NYDN BBC to cut 450 newsroom jobs

World News

Vaunted British broadcaster BBC will cut 450 newsroom jobs and cover fewer stories as part of an effort to save £80 million ($1.4 million), the head of news, Fran Unsworth, announced Wednesday.

The journalists will be pooled in centralized teams, The Guardian reported, rather than work for specific programs, with an increased emphasis on digital content over television and radio.

“The BBC has to face up to the changing way audiences are using us,” said Unsworth in a BBC statement. “We need to reshape BBC News for the next decade in a way which saves substantial amounts of money. We are spending too much of our resources on traditional linear broadcasting and not enough on digital.”

Currently BBC News employs about 6,000 people, the network said, 1,700 of them outside the U.K. In 2016 the corporation said it had to save £800 million and that £80 million of it would have to come from its news division. BBC News had managed to reach half that, the network said.

Included in the move are some cuts that have already been announced, such as the cancellation of “Victoria Derbyshire,” a weekday current-affairs show that specializes in award-winning original stories and exclusive interviews.
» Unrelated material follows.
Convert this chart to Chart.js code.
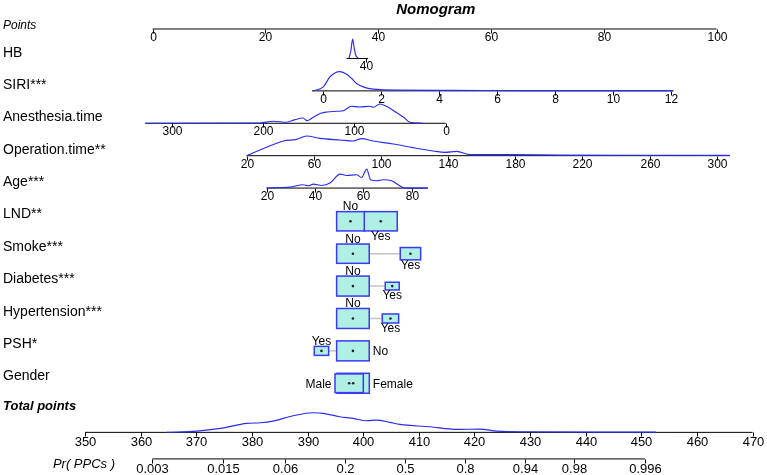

That cut came to light last Wednesday.

Other cuts include a dozen jobs slashed at BBC’s “Newsnight,” which will also halve the number of in-depth films it makes and cut spending on investigative journalism, The Guardian reported.
The National Union of Journalists told The Guardian another dozen jobs will go at “5Live,” and a dozen more positions made redundant by the sharing of radio bulletins across the BBC.